Friday, July 9, 2010
Nexus, Sexus, and . . . Millard Fillmore
Williamsburg has an historic/literary site and an actual historic district, even if it is barely a block long. And I don't mean the Domino Sugar factory.
Henry Miller, probably acclaimed and reviled in equal measure, lived on Driggs Ave. as a child. His childhood home still stands, somewhat isolated, between Grand Street and Metropolitan Avenue, with a grass off-street parking lot on one side and a marble and granite storage yard on the other.
Henry Miller's childhood home, 662 Driggs Ave., Williamsburg
In his writings he was said to have described being enchanted by Fillmore Place, a short block of row houses that runs between Driggs Ave. and Roebling St. around fifty feet or so south of his home.
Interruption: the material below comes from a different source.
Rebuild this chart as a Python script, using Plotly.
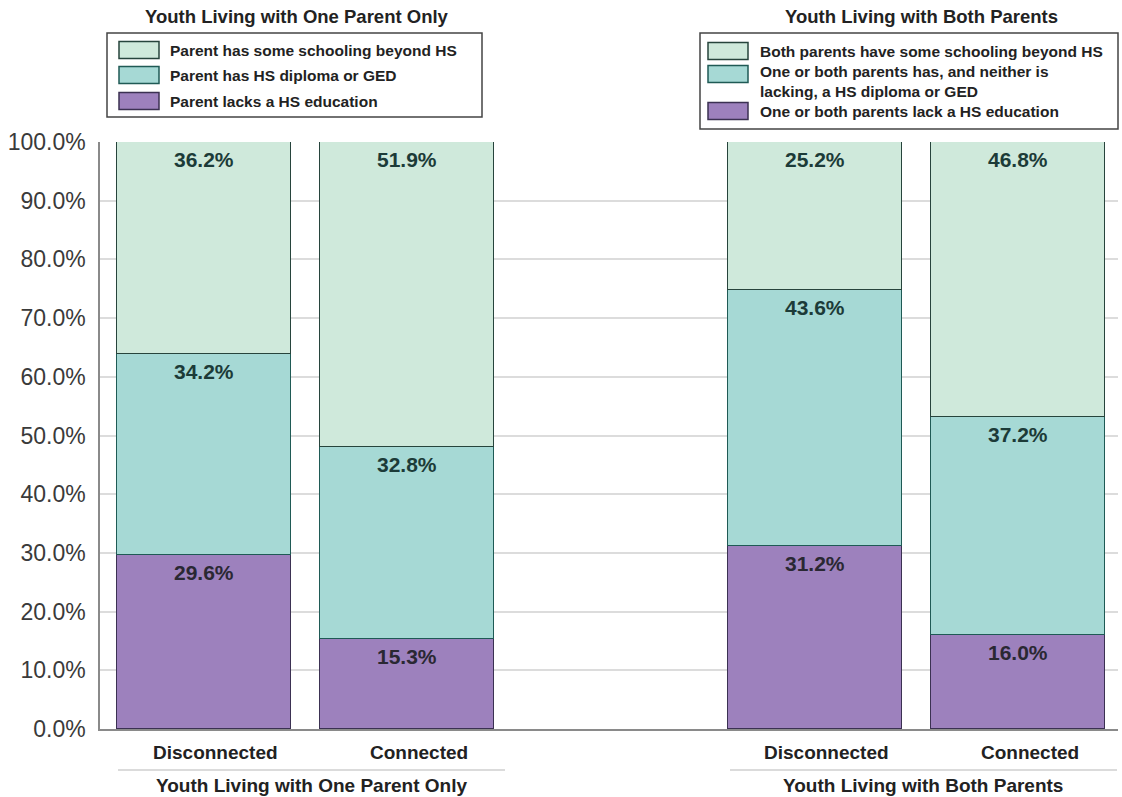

Fillmore Place from Driggs Ave. to Roebling St.
I read a few years ago that there was an application before the city to have Fillmore Place declared an historic district and I have to confess that I thought it was a joke. It turns out that the laugh is on me because a little over a year ago, without much fanfare that I can remember, Fillmore Place was declared a city historic district.
Fillmore Place, north side from Roebling St. to Driggs Ave.
It is said that the houses all date from the 1850s when Williamsburg was just starting to change from a "rural village to an urban neighborhood." That's another indication of just how wrong the city map on nyc.gov is in it's building information, since it claims that all the buildings there date from 1899 except for one or two that were built in 1915 and 1920.
Fillmore Place, south side from Roebling Street to Driggs Ave.
So, I raise my Corona in a toast to Henry Miller, Millard Fillmore, and his place. It's probably the most respect that accidental, pro-slavery president has gotten since his death.
Fillmore Place near the corner of Driggs Ave.